To know it in a more detailed manner, type

mvn dependency:tree

[INFO] Scanning for projects...
[INFO] ------------------------------------------------------------------------
[INFO] Building spring-aop-sample 1.0-SNAPSHOT
[INFO] ------------------------------------------------------------------------
[INFO] --- maven-dependency-plugin:2.1:tree (default-cli) @ spring-aop-sample ---
[INFO] ankeet.spring.aop:spring-aop-sample:jar:1.0-SNAPSHOT
[INFO] +- org.springframework:spring-context:jar:3.1.0.RELEASE:compile
[INFO] | +- org.springframework:spring-aop:jar:3.1.0.RELEASE:compile
[INFO] | | \- aopalliance:aopalliance:jar:1.0:compile
[INFO] | +- org.springframework:spring-beans:jar:3.1.0.RELEASE:compile
[INFO] | +- org.springframework:spring-core:jar:3.1.0.RELEASE:compile
[INFO] | | \- commons-logging:commons-logging:jar:1.1.1:compile
[INFO] | +- org.springframework:spring-expression:jar:3.1.0.RELEASE:compile
[INFO] | \- org.springframework:spring-asm:jar:3.1.0.RELEASE:compile
[INFO] +- cglib:cglib-nodep:jar:2.2.2:compile
[INFO] +- org.aspectj:aspectjweaver:jar:1.6.12:compile
[INFO] +- org.aspectj:aspectjrt:jar:1.6.12:compile
[INFO] \- junit:junit:jar:3.8.1:test
[INFO] ------------------------------------------------------------------------
[INFO] ------------------------------------------------------------------------
[INFO] Total time: 6.297s
[INFO] Finished at: Tue Dec 20 11:32:02 IST 2011
[INFO] Final Memory: 5M/15M
[INFO] ------------------------------------------------------------------------

So you can see how spring-context is dependent on spring-aop and spring-aop inturn is dependent on aopalliance.

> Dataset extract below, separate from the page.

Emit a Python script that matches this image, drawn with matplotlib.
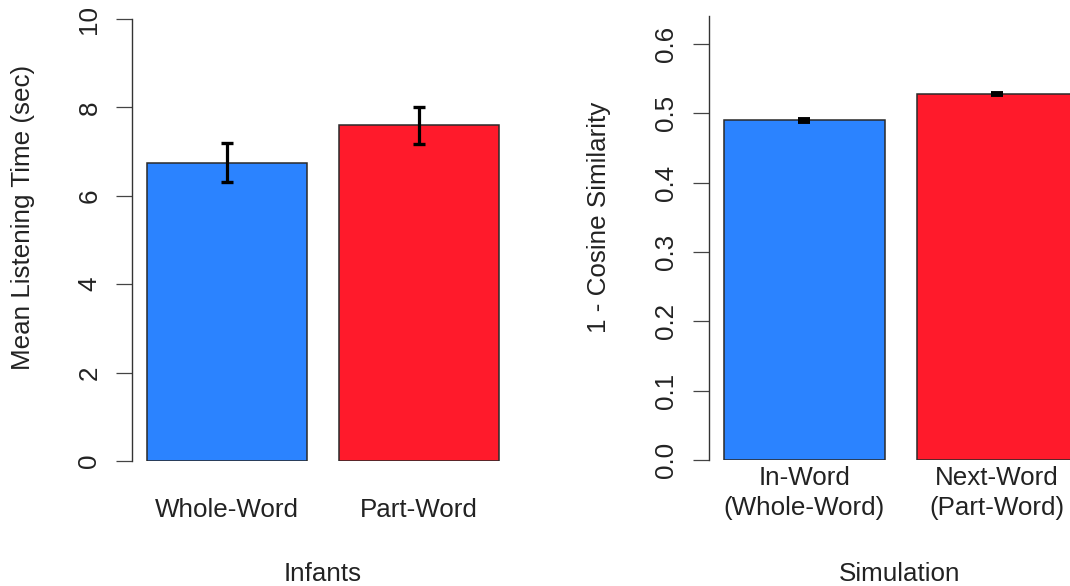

There are several other useful goals of this maven dependency plugin like analyze. You can check them here.

I hope you’ll too have fun discovering the very jars you unknowingly used and their obscurely hidden interdependencies. 🙂


2 thoughts on “Knowing the dependencies amongst your jars.”

  1. Nice!
    Generally during scanning these are the steps that may take place depending on the third party plug-in being used:
    1. Scan for Direct Dependency
    2. Scan for Indirect Dependency
    Direct Dependency: Ever class in the project, their methods, data-types of the fields are all scanned to check if they are referring to any other class (or library); and correspondingly all those libraries being referred to are checked for an entry in the .classpath during compile time and file during run-time.
    Indirect Dependency: This is generally the second iteration of scanning relationships among the different classes, methods and other libraries used in a project indirectly i.e. a method or class in the project being built or run is using a method of another third-party lib which in turn depends on another library for it to perform correctly.
    The manifest file has something called the “Implementation-Version” through which a control is kept on the version of the library or project being used. It may happen a particular version has introduced a method which was not there in the previous version. Then despite using the latest library if the manifest file is still referring to the old version, the application may fail at runtime.